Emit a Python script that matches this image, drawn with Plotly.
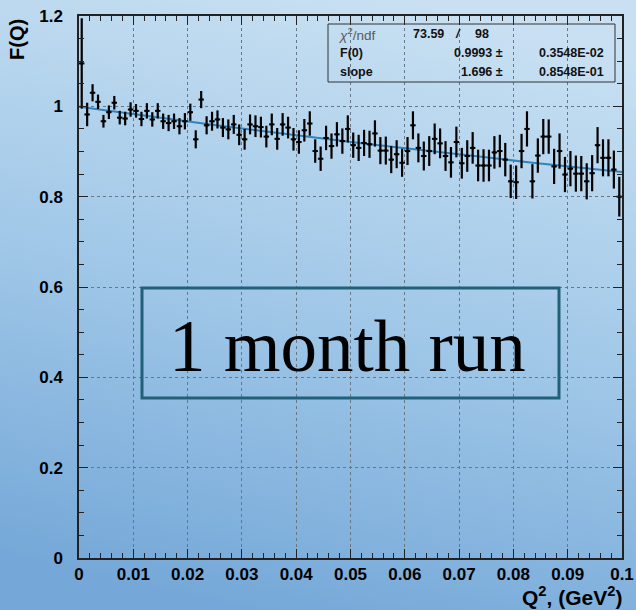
import base64
import numpy as np
import plotly.graph_objects as go

# ---------------- data ----------------
n_bins = 100
bin_width = 0.001
bin_centers = [round(bin_width * (i + 0.5), 4) for i in range(n_bins)]

f_values = [
    1.095, 0.982, 1.030, 1.010, 0.967, 0.987, 1.008, 0.975, 0.973, 0.993,
    0.990, 0.972, 0.990, 0.971, 0.990, 0.967, 0.963, 0.967, 0.956, 0.967,
    0.987, 0.927, 1.015, 0.958, 0.967, 0.971, 0.953, 0.949, 0.960, 0.937,
    0.927, 0.960, 0.956, 0.954, 0.933, 0.960, 0.928, 0.960, 0.953, 0.927,
    0.921, 0.947, 0.962, 0.901, 0.884, 0.930, 0.912, 0.938, 0.923, 0.950,
    0.914, 0.908, 0.919, 0.916, 0.940, 0.902, 0.902, 0.882, 0.894, 0.875,
    0.901, 0.958, 0.908, 0.890, 0.901, 0.928, 0.918, 0.890, 0.876, 0.921,
    0.874, 0.890, 0.908, 0.869, 0.869, 0.869, 0.898, 0.901, 0.882, 0.834,
    0.832, 0.901, 0.950, 0.834, 0.891, 0.933, 0.933, 0.867, 0.901, 0.849,
    0.862, 0.851, 0.851, 0.834, 0.852, 0.914, 0.886, 0.886, 0.860, 0.800,
]

f_errors = [
    0.100, 0.026, 0.019, 0.016, 0.014, 0.015, 0.015, 0.015, 0.015, 0.016,
    0.015, 0.016, 0.017, 0.016, 0.017, 0.017, 0.018, 0.017, 0.018, 0.018,
    0.019, 0.020, 0.019, 0.020, 0.021, 0.020, 0.021, 0.022, 0.021, 0.023,
    0.023, 0.022, 0.024, 0.023, 0.024, 0.024, 0.024, 0.025, 0.024, 0.025,
    0.026, 0.025, 0.027, 0.026, 0.027, 0.027, 0.028, 0.027, 0.028, 0.030,
    0.028, 0.029, 0.029, 0.030, 0.029, 0.030, 0.031, 0.030, 0.031, 0.031,
    0.031, 0.031, 0.032, 0.032, 0.033, 0.034, 0.033, 0.033, 0.034, 0.034,
    0.034, 0.035, 0.035, 0.035, 0.036, 0.035, 0.036, 0.036, 0.037, 0.037,
    0.037, 0.038, 0.039, 0.038, 0.038, 0.039, 0.038, 0.039, 0.039, 0.039,
    0.039, 0.040, 0.039, 0.040, 0.040, 0.040, 0.041, 0.041, 0.042, 0.044,
]

# fit result F(Q2) = F0 / (1 + slope * Q2)
fit_F0 = 0.9993
fit_slope = 1.696
fit_chi2 = "73.59"
fit_ndf = "98"
fit_F0_txt = "0.9993"
fit_F0_err = "0.3548E-02"
fit_slope_txt = "1.696"
fit_slope_err = "0.8548E-01"

x_ticks = [0, 0.01, 0.02, 0.03, 0.04, 0.05, 0.06, 0.07, 0.08, 0.09, 0.1]
x_tick_labels = ["0", "0.01", "0.02", "0.03", "0.04", "0.05", "0.06", "0.07", "0.08", "0.09", "0.1"]
y_ticks = [0, 0.2, 0.4, 0.6, 0.8, 1.0, 1.2]
y_tick_labels = ["0", "0.2", "0.4", "0.6", "0.8", "1", "1.2"]

label_text = "1 month run"

# ---------------- figure ----------------
W, H = 636, 610
ML, MR, MT, MB = 79, 14, 16, 52
PW, PH = W - ML - MR, H - MT - MB

fig = go.Figure()

fit_x = np.linspace(0, 0.1, 201)
fit_y = fit_F0 / (1 + fit_slope * fit_x)
fig.add_trace(go.Scatter(
    x=fit_x, y=fit_y, mode="lines",
    line=dict(color="#3183bd", width=2),
    hoverinfo="skip", showlegend=False,
))

fig.add_trace(go.Scatter(
    x=bin_centers, y=f_values, mode="markers",
    marker=dict(size=3, color="black"),
    error_y=dict(type="data", array=f_errors, color="black", thickness=2.2, width=0),
    error_x=dict(type="constant", value=bin_width / 2, color="black", thickness=2, width=0),
    showlegend=False,
))

# background gradient (decorative)
svg = (
    '<svg xmlns="http://www.w3.org/2000/svg" width="636" height="610">'
    '<defs><linearGradient id="g" x1="0.62" y1="0" x2="0.38" y2="1">'
    '<stop offset="0" stop-color="#c8e0f2"/>'
    '<stop offset="0.5" stop-color="#a1c8e8"/>'
    '<stop offset="1" stop-color="#75a8d8"/>'
    '</linearGradient></defs>'
    '<rect width="636" height="610" fill="url(#g)"/></svg>'
)
svg_uri = "data:image/svg+xml;base64," + base64.b64encode(svg.encode()).decode()
fig.add_layout_image(dict(
    source=svg_uri, xref="paper", yref="paper",
    x=-ML / PW, y=1 + MT / PH, sizex=W / PW, sizey=H / PH,
    xanchor="left", yanchor="top", sizing="stretch", layer="below",
))

tickfont = dict(family="Liberation Sans, Arial, sans-serif", size=17, color="black", weight="bold")
axis_common = dict(
    showline=True, linecolor="#222", linewidth=1.5, mirror="ticks",
    ticks="inside", ticklen=9, tickcolor="#222", tickwidth=1,
    showgrid=True, gridcolor="#667788", gridwidth=1, griddash="dot",
    zeroline=False, tickfont=tickfont,
)

fig.update_xaxes(
    range=[0, 0.1], tickvals=x_ticks, ticktext=x_tick_labels,
    minor=dict(dtick=0.002, ticks="inside", ticklen=5, tickcolor="#222", showgrid=False),
    ticklabelstandoff=0,
    **axis_common,
)
fig.update_yaxes(
    range=[0, 1.2], tickvals=y_ticks, ticktext=y_tick_labels,
    minor=dict(dtick=0.05, ticks="inside", ticklen=5, tickcolor="#222", showgrid=False),
    ticklabelstandoff=11,
    **axis_common,
)

def px_x(px):
    return (px - ML) / PW * 0.1

def px_y(py):
    return (H - MB - py) / PH * 1.2

# stats box
fig.add_shape(type="rect", xref="x", yref="y",
              x0=px_x(328), x1=px_x(615), y0=px_y(82), y1=px_y(24),
              line=dict(color="#333", width=1), fillcolor="rgba(0,0,0,0)")

sfont = dict(family="Liberation Sans, Arial, sans-serif", size=12.5, color="#111", weight="bold")
gfont = dict(family="Liberation Sans, Arial, sans-serif", size=13.5, color="#5a5a5a")
rows = [34, 53, 72]

def stat(text, px, py, anchor, font=sfont):
    fig.add_annotation(x=px_x(px), y=px_y(py), xref="x", yref="y", text=text,
                       showarrow=False, xanchor=anchor, yanchor="middle", font=font)

stat("<i>χ</i><sup>2</sup>/ndf", 337, rows[0], "left", gfont)
stat(fit_chi2, 428, rows[0], "center")
stat("<i>/</i>", 458, rows[0], "center")
stat(fit_ndf, 482, rows[0], "center")
stat("F(0)", 338, rows[1], "left")
stat(fit_F0_txt + " ±", 505, rows[1], "right")
stat(fit_F0_err, 606, rows[1], "right")
stat("slope", 338, rows[2], "left")
stat(fit_slope_txt + " ±", 505, rows[2], "right")
stat(fit_slope_err, 606, rows[2], "right")

# label box
fig.add_shape(type="rect", xref="x", yref="y",
              x0=px_x(142), x1=px_x(559), y0=px_y(398), y1=px_y(288),
              line=dict(color="#22607a", width=3), fillcolor="rgba(0,0,0,0)")
fig.add_annotation(x=px_x(347), y=px_y(346), xref="x", yref="y", text=label_text,
                   showarrow=False, xanchor="center", yanchor="middle",
                   font=dict(family="Liberation Serif, Times New Roman, serif", size=73, color="black"))

# axis titles (positions given in canvas pixels, converted to paper coords)
def paper_x(px):
    return (px - ML) / PW

def paper_y(py):
    return (H - MB - py) / PH

fig.add_annotation(x=paper_x(17), y=paper_y(40), xref="paper", yref="paper",
                   text="F(Q)", textangle=-90, showarrow=False,
                   xanchor="center", yanchor="middle",
                   font=dict(family="Liberation Sans, Arial, sans-serif", size=20, color="black", weight="bold"))
fig.add_annotation(x=paper_x(623), y=paper_y(610), xref="paper", yref="paper",
                   text="Q<sup>2</sup>, (GeV<sup>2</sup>)", showarrow=False,
                   xanchor="right", yanchor="bottom", borderpad=0,
                   font=dict(family="Liberation Sans, Arial, sans-serif", size=21, color="black", weight="bold"))

fig.update_layout(
    width=W, height=H,
    margin=dict(l=ML, r=MR, t=MT, b=MB, autoexpand=False),
    paper_bgcolor="#9fc6e7", plot_bgcolor="rgba(0,0,0,0)",
    showlegend=False,
)

fig.write_html("out.html")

==*==

> WORK TO COMPLETE
Begin at the first line of the data above and repeat each line exactly, stopping after the line containing "bin_centers = [round(bin_width". Omit the pictures.

> RESPONSE
Emit a Python script that matches this image, drawn with Plotly.
import base64
import numpy as np
import plotly.graph_objects as go

# ---------------- data ----------------
n_bins = 100
bin_width = 0.001
bin_centers = [round(bin_width * (i + 0.5), 4) for i in range(n_bins)]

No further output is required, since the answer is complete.